Cinque cose da non fare

  1. Non strofinare la zona colpita con sabbia o con una pietra tiepida. «In effetti le tossine sono termolabili, vengono cioè inattivate dal calore, ma perché ciò avvenga bisognerebbe raggiungere una temperatura di circa 50 gradi», precisa Berardesca. Meglio, quindi, non rischiare un’ustione.
  2. Lascia perdere i rimedi della nonna, come ammoniaca, urina, aceto, alcol. «Questi metodi non solo sono inutili, ma possono risultare anche dannosi – sostiene l’esperto -. Ammoniaca e urina potrebbero ulteriormente infiammare la parte colpita».
  3. Non grattarti, anche se è la prima reazione istintiva; se lo fai rompi le eventuali nematocisti residue, liberando ulteriore veleno.
  4. Se la reazione è localizzata, non usare creme al cortisone o contenenti antistaminico: sono inutili perché entrano in azione solo dopo circa 30 minuti dall’applicazione e cioè quando la reazione è già naturalmente esaurita. Questi principi attivi possono invece andare bene per via orale, nel caso di lesioni diffuse o di disturbi generali, anche lievi.
  5. Niente sole per qualche giorno sulla parte colpita. Nella fase di guarigione l’arrossamento lascia il posto a un’iperpigmentazione, che i raggi ultravioletti potrebbero rendere duratura.
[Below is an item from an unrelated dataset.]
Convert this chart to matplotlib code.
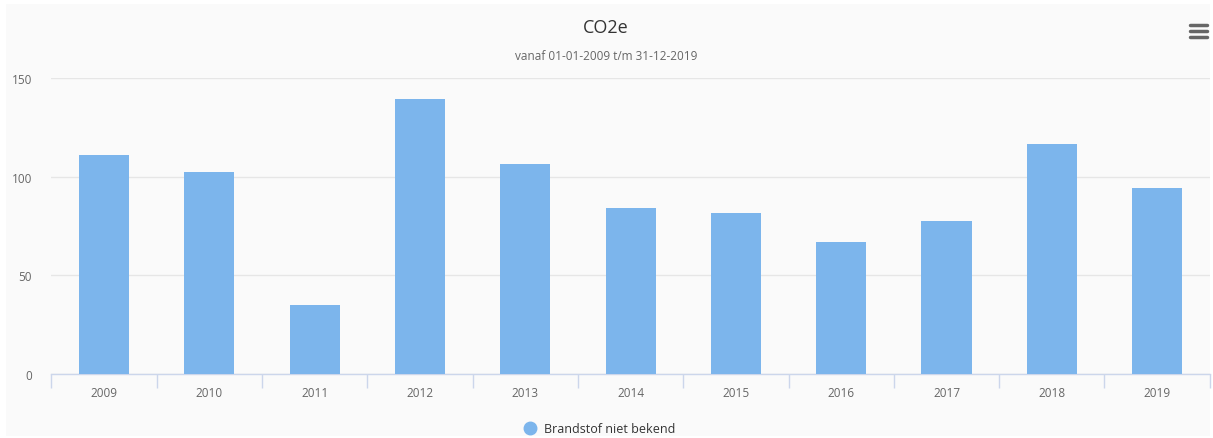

Per evitare antiestetiche macchie scure, usa una crema a filtro totale (50+).
Una Rizostoma pulmo spiaggiata presa a mani nude dimostrando la sua scarsa pericolosità per l’uomo.

Osservazione

Non indichiamo dei punti geografici o dei periodi specifici, in quanto questa medusa c’è in tutti i mari attorno la nostra isola ed è presente praticamente tutto l’anno. Non è certo possibile stabilire a priori di andare ad osservarle ma se capita di avvistarla in mare è possibile farlo con una semplice maschera da sub e potremmo anche facilmente fotografarla data la sua andatura lenta, ovviamenrte se abbiamo una macchina fotografica subacquea o una action cam.

Si tratta insomma di un organismo affascinante e con un po’ di attenzione possiamo osservarlo molto da vicino.